Smartphone GenAI Arms Race Heats Up with Google I/O Announcements
- Julie Ask
- May 14, 2024
- 2 min read
Updated: Feb 17
Google mentioned “AI” 121 times in its keynote today at Google I/O. At a high level, the speed, large context windows, and ability to handle multi-model inputs are impressive as is executing on a smartphone. Here is what caught my attention and why:
1. Gemini AI Search – consumers never wanted to search. Search has always been a means to an end for consumers – get answers to questions, find a local store selling the sneakers I want, figure out how to fix my kitchen drain, etc. Now they have what they want = answers. How well this will work on a smartphone (or will it? the travel demo just looked like curated search) and what it means for non-Android operating systems will be something to watch.
2. Project Astra – words alone are not always efficient. Eyes help. Encoding video in real time and asking questions via voice has interesting implications. The demo was a video that showed image recognition (e.g., “where are my red glasses?”). It could help children learn. It can help us fix things that are broken. Can it analyze a crime scene and should it? Object recognition is very different that understanding emotions, intent, or cause and effect. Super impressive demo all the same.
3. Gemini Live – True virtual assistants can be game-changing. Voice assistants have traditionally focused on retrieving internet content or control a device (e.g., “turn on the defroster” in a car). The ability to personalize it is interesting. I would like to upload my passwords, bills, payments, etc. so I can just ask my assistant what my password is rather than using a tool or writing it down. (Bad idea, I know.) Maybe my friends’ birthdays? Creating a Gem might be too much friction for consumers.
4. Android – packing powerful tools into a smartphone is impressive. These announcements focused on AI-powered search, the Gemini assistant, and a vague reference to new experiences – which is okay. Offering great experiences with speed and accuracy which protecting privacy and mitigating cost (and time) to ping a server is a great start. It will be fun to see what developers ultimately do with these tools.
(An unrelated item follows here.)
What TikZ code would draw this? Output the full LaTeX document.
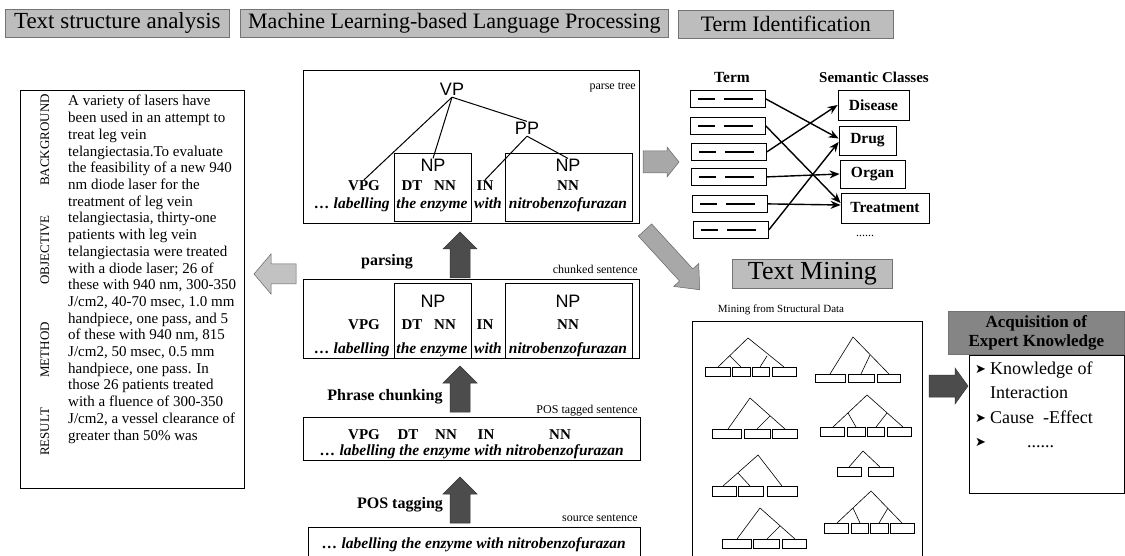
\documentclass[tikz,border=0pt]{standalone}
\usepackage{fontspec}
\setmainfont{Liberation Serif}
\newfontfamily\helv{Liberation Sans}
\newfontfamily\dejavu{DejaVu Sans}
\usetikzlibrary{arrows.meta}

\definecolor{hdrgray}{gray}{0.74}
\definecolor{hdrdark}{gray}{0.52}
\definecolor{arrlight}{gray}{0.76}
\definecolor{arrmid}{gray}{0.66}
\definecolor{arrdark}{gray}{0.30}

% block arrow: style, tail point, angle, length, shaft half-width, head half-width, head length
\newcommand{\fatarrow}[7]{%
  \begin{scope}[shift={#2},rotate=#3]
    \filldraw[#1] (0,-#5) -- ({#4-#7},-#5) -- ({#4-#7},-#6) -- (#4,0)
      -- ({#4-#7},#6) -- ({#4-#7},#5) -- (0,#5) -- cycle;
  \end{scope}}

\tikzset{
  header/.style={draw=black!55, fill=hdrgray, line width=0.7pt, inner sep=0pt,
    anchor=north west, font=\fontsize{22}{24}\selectfont},
  panel/.style={draw, line width=0.8pt, inner sep=0pt, anchor=north west},
  tagw/.style={font=\fontsize{15}{16}\selectfont\bfseries, anchor=base, inner sep=1pt},
  sent/.style={font=\fontsize{15.5}{17}\selectfont\bfseries\itshape, anchor=base, inner sep=1pt},
  phr/.style={font=\helv\fontsize{18}{18}\selectfont, anchor=base, inner sep=1pt},
  smalllab/.style={font=\fontsize{12}{13}\selectfont, anchor=base east, inner sep=0pt},
  steplab/.style={font=\fontsize{16}{18}\selectfont\bfseries, inner sep=0pt},
  treeline/.style={line width=1pt},
  termbox/.style={draw, line width=0.8pt, minimum width=75pt, minimum height=17pt,
    inner sep=0pt, anchor=north west},
  dashbar/.style={line width=1.8pt},
  classbox/.style={draw, line width=0.8pt, inner sep=0pt,
    font=\fontsize{15.5}{17}\selectfont\bfseries},
  termarrow/.style={-{Stealth[length=10pt,width=8pt]}, line width=1.4pt},
  minetree/.style={line width=0.6pt},
  leaf/.style={draw, line width=0.6pt},
  sidelab/.style={rotate=90, font=\fontsize{13}{13}\selectfont, inner sep=0pt},
  absline/.style={anchor=base west, inner sep=0pt, font=\fontsize{15}{17}\selectfont},
  knowline/.style={anchor=base west, inner sep=0pt, font=\fontsize{18}{20}\selectfont},
  bullet/.style={anchor=base west, inner sep=0pt, font=\dejavu\fontsize{13}{14}\selectfont},
  arrowlight/.style={fill=arrlight, draw=black!60, line width=0.5pt},
  arrowmid/.style={fill=arrmid, draw=black!60, line width=0.5pt},
  arrowdark/.style={fill=arrdark, draw=black!80, line width=0.5pt}
}

\begin{document}
\begin{tikzpicture}[x=1pt,y=-1pt]
\useasboundingbox (0,0) rectangle (1125,556);
\clip (0,0) rectangle (1125,556);

% ---------- section headers ----------
\node[header, minimum width=224pt, minimum height=28pt, font=\fontsize{23}{25}\selectfont] (hText) at (5,9) {Text structure analysis};
\node[header, minimum width=428pt, minimum height=28pt] (hML) at (240,9) {Machine Learning-based Language Processing};
\node[header, minimum width=215pt, minimum height=28pt] (hTerm) at (678,10) {Term Identification};
\node[header, minimum width=160pt, minimum height=29pt, font=\fontsize{26}{28}\selectfont] (hMine) at (732,259) {Text Mining};
\node[header, fill=hdrdark, minimum width=176pt, minimum height=43pt, align=center,
      font=\fontsize{17}{19}\selectfont\bfseries] (hAcq) at (948,311) {Acquisition of\\Expert Knowledge};

% ---------- abstract with structure labels ----------
\node[panel, minimum width=224pt, minimum height=398pt] (abstract) at (20,90) {};
\node[sidelab] (lBack) at (45,140) {BACKGROUND};
\node[sidelab] (lObj) at (45,250) {OBJECTIVE};
\node[sidelab] (lMeth) at (45,350) {METHOD};
\node[sidelab] (lRes) at (45,432) {RESULT};
\foreach \l [count=\i] in {
  {A variety of lasers have},
  {been used in an attempt to},
  {treat leg vein},
  {telangiectasia.To evaluate},
  {the feasibility of a new 940},
  {nm diode laser for the},
  {treatment of leg vein},
  {telangiectasia, thirty-one},
  {patients with leg vein},
  {telangiectasia were treated},
  {with a diode laser; 26 of},
  {these with 940 nm, 300-350},
  {J/cm2, 40-70 msec, 1.0 mm},
  {handpiece, one pass, and 5},
  {of these with 940 nm, 815},
  {J/cm2, 50 msec, 0.5 mm},
  {handpiece, one pass. In},
  {those 26 patients treated},
  {with a fluence of 300-350},
  {J/cm2, a vessel clearance of},
  {greater than 50\% was}}
  \node[absline] (abs\i) at (68,{106+(\i-1)*16.7}) {\l};

% ---------- parse tree ----------
\node[panel, minimum width=336pt, minimum height=153pt] (tree) at (303,70) {};
\node[smalllab] (lTree) at (636,90) {parse tree};
\node[panel, minimum width=77pt, minimum height=68pt] (tNPbox) at (394,153) {};
\node[panel, minimum width=127pt, minimum height=68pt] (tNPbox2) at (505,153) {};
\node[phr] (vp) at (452,96) {VP};
\node[phr] (pp) at (527,135) {PP};
\node[phr] (tnp1) at (433,172) {NP};
\node[phr] (tnp2) at (568,172) {NP};
\node[tagw] (tvpg) at (364,191) {VPG};
\node[tagw] (tdt) at (412,191) {DT};
\node[tagw] (tnn1) at (445,191) {NN};
\node[tagw] (tin) at (485,191) {IN};
\node[tagw] (tnn2) at (568,191) {NN};
\node[sent] (ts1) at (352,209) {… labelling};
\node[sent] (ts2) at (432,209) {the enzyme};
\node[sent] (ts3) at (488,209) {with};
\node[sent] (ts4) at (568,209) {nitrobenzofurazan};
\draw[treeline] (vp.south) -- (tvpg.north);
\draw[treeline] (vp.south) -- (tnp1.north);
\draw[treeline] (vp.south) -- (pp.north);
\draw[treeline] (pp.south) -- (tin.north);
\draw[treeline] (pp.south) -- (tnp2.north);

% ---------- chunked sentence ----------
\node[smalllab] (lChunk) at (638,274) {chunked sentence};
\node[panel, minimum width=336pt, minimum height=79pt] (chunk) at (303,279) {};
\node[panel, minimum width=77pt, minimum height=75pt] (cNPbox) at (394,283) {};
\node[panel, minimum width=127pt, minimum height=75pt] (cNPbox2) at (505,283) {};
\node[phr] (cnp1) at (433,307) {NP};
\node[phr] (cnp2) at (568,307) {NP};
\node[tagw] (cvpg) at (364,329) {VPG};
\node[tagw] (cdt) at (412,329) {DT};
\node[tagw] (cnn1) at (445,329) {NN};
\node[tagw] (cin) at (485,329) {IN};
\node[tagw] (cnn2) at (568,329) {NN};
\node[sent] (cs1) at (352,353) {… labelling};
\node[sent] (cs2) at (432,353) {the enzyme};
\node[sent] (cs3) at (488,353) {with};
\node[sent] (cs4) at (568,353) {nitrobenzofurazan};

% ---------- POS tagged sentence ----------
\node[smalllab] (lPOS) at (638,413) {POS tagged sentence};
\node[panel, minimum width=337pt, minimum height=43pt] (pos) at (303,417) {};
\node[tagw] (pvpg) at (364,439) {VPG};
\node[tagw] (pdt) at (408,439) {DT};
\node[tagw] (pnn1) at (446,439) {NN};
\node[tagw] (pin) at (486,439) {IN};
\node[tagw] (pnn2) at (560,439) {NN};
\node[sent] (psent) at (472,455) {… labelling the enzyme with nitrobenzofurazan};

% ---------- source sentence ----------
\node[smalllab] (lSrc) at (638,521) {source sentence};
\node[panel, minimum width=332pt, minimum height=40pt] (src) at (308,527) {};
\node[sent] (ssent) at (474,548) {… labelling the enzyme with nitrobenzofurazan};

% processing steps
\node[steplab] (sParse) at (387,262) {parsing};
\node[steplab] (sChunk) at (385,397) {Phrase chunking};
\node[steplab] (sTag) at (400,505) {POS tagging};
\fatarrow{arrowdark}{(460,278)}{90}{46}{10}{17}{17}
\fatarrow{arrowdark}{(460,412)}{90}{46}{10}{17}{17}
\fatarrow{arrowdark}{(460,523)}{90}{46}{10}{17}{17}

% flows between the columns
\fatarrow{arrowlight}{(296,274)}{180}{42}{10}{20}{17}
\fatarrow{arrowmid}{(643,162)}{0}{36}{11}{15}{12}
\fatarrow{arrowmid}{(645,230)}{-47.5}{81}{9}{17}{20}
\fatarrow{arrowdark}{(929,386)}{0}{39}{11}{18}{13}

% ---------- term identification ----------
\node[font=\fontsize{15.5}{17}\selectfont\bfseries] (lTerm) at (732,77) {Term};
\node[font=\fontsize{15}{17}\selectfont\bfseries] (lSem) at (874,77) {Semantic Classes};
\node[termbox] (t1) at (690,90) {};
\node[termbox] (t2) at (690,117) {};
\node[termbox] (t3) at (691,143) {};
\node[termbox] (t4) at (691,168) {};
\node[termbox] (t5) at (692,195) {};
\node[termbox] (t6) at (693,221) {};
\foreach \t in {t1,t2,t3,t4,t5,t6} {
  \draw[dashbar] ([xshift=8pt]\t.west) -- ([xshift=25pt]\t.west);
  \draw[dashbar] ([xshift=34pt]\t.west) -- ([xshift=63pt]\t.west);
}
\node[classbox, minimum width=71pt, minimum height=30pt] (disease) at (873.5,105) {Disease};
\node[classbox, minimum width=57pt, minimum height=29pt] (drug) at (867.5,140.5) {Drug};
\node[classbox, minimum width=65pt, minimum height=28pt] (organ) at (872.5,174) {Organ};
\node[classbox, minimum width=88pt, minimum height=30pt] (treat) at (885,208) {Treatment};
\node[font=\fontsize{12}{13}\selectfont] (more) at (865,236) {......};
\draw[termarrow] (t1.east) -- ([yshift=2pt]drug.west);
\draw[termarrow] (t2.east) -- ([yshift=5pt]treat.west);
\draw[termarrow] (t3.east) -- (disease.west);
\draw[termarrow] (t4.east) -- (organ.west);
\draw[termarrow] (t5.east) -- ([yshift=3pt]treat.west);
\draw[termarrow] (t6.east) -- ([yshift=-1.5pt]drug.west);

% ---------- text mining ----------
\node[font=\fontsize{11}{12}\selectfont] (lMine) at (781,310) {Mining from Structural Data};
\node[panel, minimum width=230pt, minimum height=245pt] (mine) at (692,321) {};
% tree A
\draw[minetree] (718,367) -- (748,338) -- (784,367);
\draw[minetree] (730,356) -- (741,367);
\draw[minetree] (767,356) -- (760,367);
\draw[leaf] (705,367) rectangle (730,376);
\draw[leaf] (732,367) rectangle (750,376);
\draw[leaf] (752,367) rectangle (769,376);
\draw[leaf] (772,367) rectangle (796,376);
% tree B
\draw[minetree] (830,374) -- (853,337) -- (889,374);
\draw[minetree] (870,355) -- (861,374);
\draw[leaf] (815,374) rectangle (845,382);
\draw[leaf] (848,374) rectangle (874,382);
\draw[leaf] (877,374) rectangle (900,382);
% tree C
\draw[minetree] (728,429) -- (750,398) -- (785,429);
\draw[minetree] (770,416) -- (757,429);
\draw[leaf] (712,429) rectangle (741,438);
\draw[leaf] (744,429) rectangle (770,438);
\draw[leaf] (772,429) rectangle (797,438);
% tree D
\draw[minetree] (833,427) -- (867,395) -- (903,427);
\draw[minetree] (848,413) -- (856,427);
\draw[minetree] (887,413) -- (876,427);
\draw[leaf] (820,427) rectangle (844,436);
\draw[leaf] (847,427) rectangle (865,436);
\draw[leaf] (867,427) rectangle (884,436);
\draw[leaf] (887,427) rectangle (911,436);
% tree E
\draw[minetree] (723,486) -- (758,455) -- (782,486);
\draw[minetree] (738,473) -- (750,486);
\draw[leaf] (712,486) rectangle (736,496);
\draw[leaf] (738,486) rectangle (763,496);
\draw[leaf] (767,486) rectangle (797,496);
% tree F
\draw[minetree] (849,467) -- (863,451) -- (880,467);
\draw[leaf] (837,467) rectangle (861,476);
\draw[leaf] (868,467) rectangle (893,476);
% tree G
\draw[minetree] (737,539) -- (760,508) -- (795,539);
\draw[minetree] (780,526) -- (767,539);
\draw[leaf] (722,539) rectangle (751,548);
\draw[leaf] (753,539) rectangle (779,548);
\draw[leaf] (782,539) rectangle (806,548);
% tree H
\draw[minetree] (837,523) -- (871,491) -- (902,523);
\draw[minetree] (853,508) -- (860,523);
\draw[minetree] (888,508) -- (879,523);
\draw[leaf] (824,523) rectangle (848,533);
\draw[leaf] (851,523) rectangle (868,533);
\draw[leaf] (870,523) rectangle (888,533);
\draw[leaf] (890,523) rectangle (914,533);

% ---------- acquired knowledge ----------
\node[panel, minimum width=155pt, minimum height=138pt] (know) at (969,355) {};
\node[bullet] (b1) at (975,373) {➤};
\node[knowline] (k1) at (990,374) {Knowledge of};
\node[knowline] (k2) at (990,398) {Interaction};
\node[bullet] (b2) at (975,422) {➤};
\node[knowline] (k3) at (990,423) {Cause\ \ -Effect};
\node[bullet] (b3) at (975,446) {➤};
\node[knowline] (k4) at (1027,447) {......};
\end{tikzpicture}
\end{document}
5. Veo just seems like fun. I don’t have a use case in mind, but I’d like to play with it. Should be fun for social media, marketers, influencers, creators and more. Creating video or animation has always been possible just not at scale so quickly or easily. I hope Veo is a tool put to use to entertain and educate - not cause harm.
Background
Putting foundation models directly on smartphones benefits consumers. Local models protect a consumer’s privacy while reducing the latency and cost of using genAI. Some might ask, “if these are large language models (LLMs), how can they fit on a smartphone?” They are very large compared to your typical mobile app, but small in comparison to the storage required for an operating system and device core functionality.
Early use case announcements for LLMs on smartphones focused on summarizing conversations or text streams, writing messages, real time translations for some languages, editing images, and acting as a virtual assistant in very limited ways. These are fun demos of the technology, but these use cases don’t address mainstream consumer pain points.